In article <1991Mar19.034802.24340@cbnewsk.att.com> barton@cbnewsk.att.com (jim.m.barton) writes:
>A more fruitful approach might be to examine your data more closely to
>see if some of the strcmp()'s could be avoided. For example, if many
>of the string's being compared are actually part a restricted set of
>values rather than arbitrary strings, you might be able to represent them
>internally as enumerated values, (where integer comparisons could be done)...

Indeed.  When it's important to do so, reducing the number of
explicit string comparisons is not hard, even when the strings
are neither restricted nor known in advance.  Hashing is a very
powerful and surprisingly easy technique to use.
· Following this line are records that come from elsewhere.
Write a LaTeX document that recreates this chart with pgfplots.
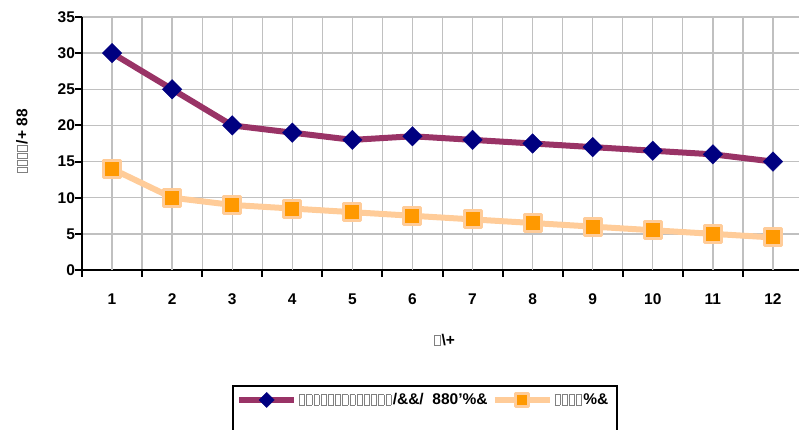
\documentclass[border=0pt]{standalone}
\usepackage{pgfplots}
\pgfplotsset{compat=1.18}
\usepackage{fontspec}
\setmainfont{Liberation Sans}
\definecolor{plum}{HTML}{993366}
\definecolor{navy}{HTML}{000080}
\definecolor{peach}{HTML}{FFCC99}
\definecolor{orng}{HTML}{FF9900}
\definecolor{gridc}{HTML}{C0C0C0}
\newcommand\bx{{\color{gray}\setlength{\fboxsep}{0pt}\setlength{\fboxrule}{0.6pt}\fbox{\rule{0pt}{10pt}\hspace{4.6pt}}}\kern1.4pt}
\newcommand\lf{\bfseries\fontsize{15.5}{15.5}\selectfont}
\begin{document}
\begin{tikzpicture}
\path[use as bounding box] (-82pt,-160pt) rectangle (717pt,270pt);
\begin{axis}[
  scale only axis, width=721pt, height=253pt,
  xmin=0.5, xmax=12.5, ymin=0, ymax=35,
  axis lines=left, axis line style={-, black, line width=2pt},
  tick align=outside, major tick length=6.5pt,
  tick style={black, line width=2pt},
  xtick={0.5,1.5,...,12.5}, xticklabels={},
  extra x ticks={1,2,...,12},
  extra x tick labels={1,2,3,4,5,6,7,8,9,10,11,12},
  extra x tick style={major tick length=0pt, grid=major, xticklabel style={yshift=-20pt}},
  ytick={0,5,...,35},
  /pgf/number format/assume math mode=true,
  grid=major, grid style={gridc, line width=1.3pt},
  every tick label/.append style={font=\lf},
  yticklabel style={xshift=3pt},
  legend columns=2,
  legend style={at={(axis description cs:0.2136,-0.5138)}, anchor=west, draw=none, fill=none, inner sep=0pt, font=\lf, nodes={inner sep=2pt}, /tikz/every even column/.append style={column sep=2pt}},
  legend image code/.code={\draw[#1, mark repeat=2, mark phase=2, every mark/.append style={scale=0.78}] plot coordinates {(0pt,0pt) (27.5pt,0pt) (55pt,0pt)};},
  clip=false,
]
\addplot[plum, line width=6pt, line join=round, mark=square*, mark size=7pt, mark options={rotate=45, fill=navy, draw=navy, line width=0.1pt}] coordinates {
(1,30) (2,25) (3,20) (4,19) (5,18) (6,18.5) (7,18) (8,17.5) (9,17) (10,16.5) (11,16) (12,15)};
\addlegendentry{\bx\bx\bx\bx\bx\bx\bx\bx\bx\bx\bx\bx\bx/\&\&/\ \ 880'\%\&}
\addplot[peach, line width=6pt, line join=round, mark=square*, mark size=8.5pt, mark options={fill=orng, draw=peach, line width=3pt}] coordinates {
(1,14) (2,10) (3,9) (4,8.5) (5,8) (6,7.5) (7,7) (8,6.5) (9,6) (10,5.5) (11,5) (12,4.5)};
\addlegendentry{\bx\bx\bx\bx\%\&}
\draw[black, line width=1.5pt] (axis description cs:0.2094,-0.4585) rectangle (axis description cs:0.7420,-0.672);
\node[rotate=90, font=\lf] at (axis description cs:-0.0832,0.51) {\bx\bx\bx\bx/+ 88};
\node[font=\lf] at (axis description cs:0.503,-0.2767) {\bx\textbackslash+};
\end{axis}
\end{tikzpicture}
\end{document}
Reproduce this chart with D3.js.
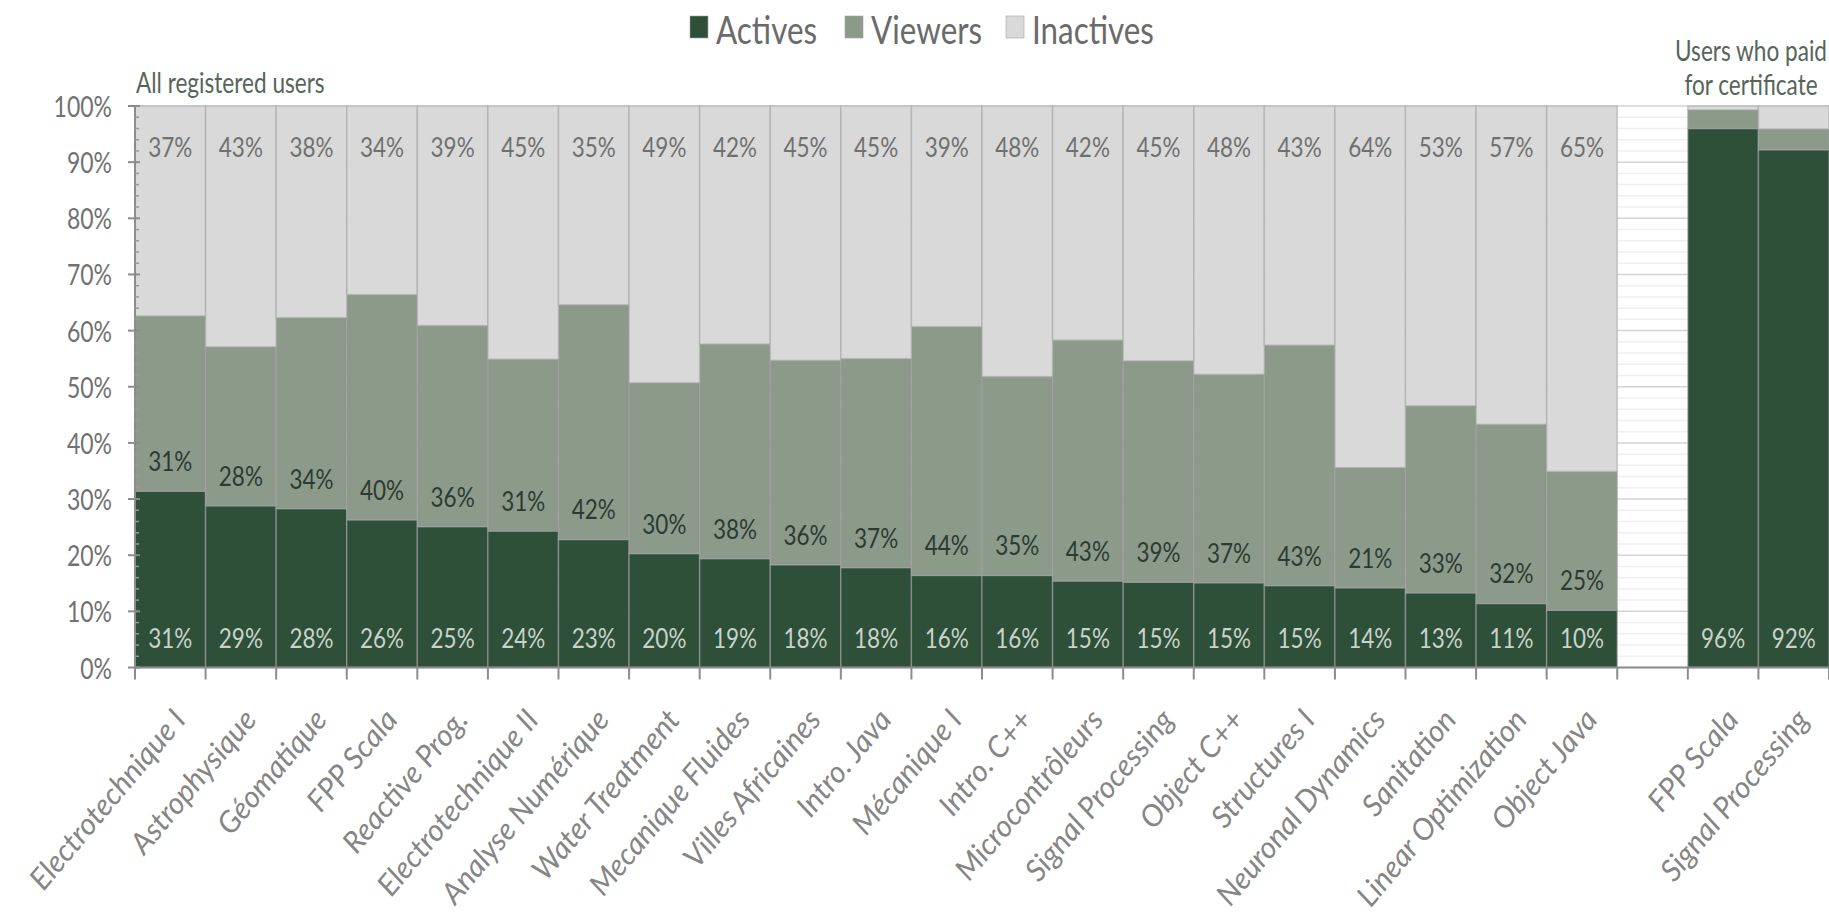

I was just writing a diff-like program the other day.  By
representing strings not with individual char *'s, but rather
with instances of this structure:

	struct chunk
		{
		char *c_ptr;
		unsigned int c_hash;
		};

, and by keeping the c_hash field filled in with a hash value
derived from the string pointed to by c_ptr, I could compare
strings for equality with this macro:

	#define Chunkeq(cp1, cp2) ((cp1)->c_hash == (cp2)->c_hash && \
				strcmp((cp1)->c_ptr, (cp2)->c_ptr) == 0)

When you have a lot of strings to compare, the time spent
computing hash values, and the extra space to store them,
can be well worth it.

You can also write great little symbol table implementations
using hashing, and the hash values don't even have to take up
extra space (they're implicit in the bucket or slot indices).

(These techniques are closely related to the "string pool"
modules mentioned by Doug and Chris.  In fact, a string pool
would almost certainly be written using hashing for string
insertion.)

See any algorithms book for much more on hashing; it's got
nothing particularly to do with C.  (Please don't ask "what's
the best string hash function?", which is an FAQ, though not on
the list yet.)

                                            Steve Summit
                                            scs@adam.mit.edu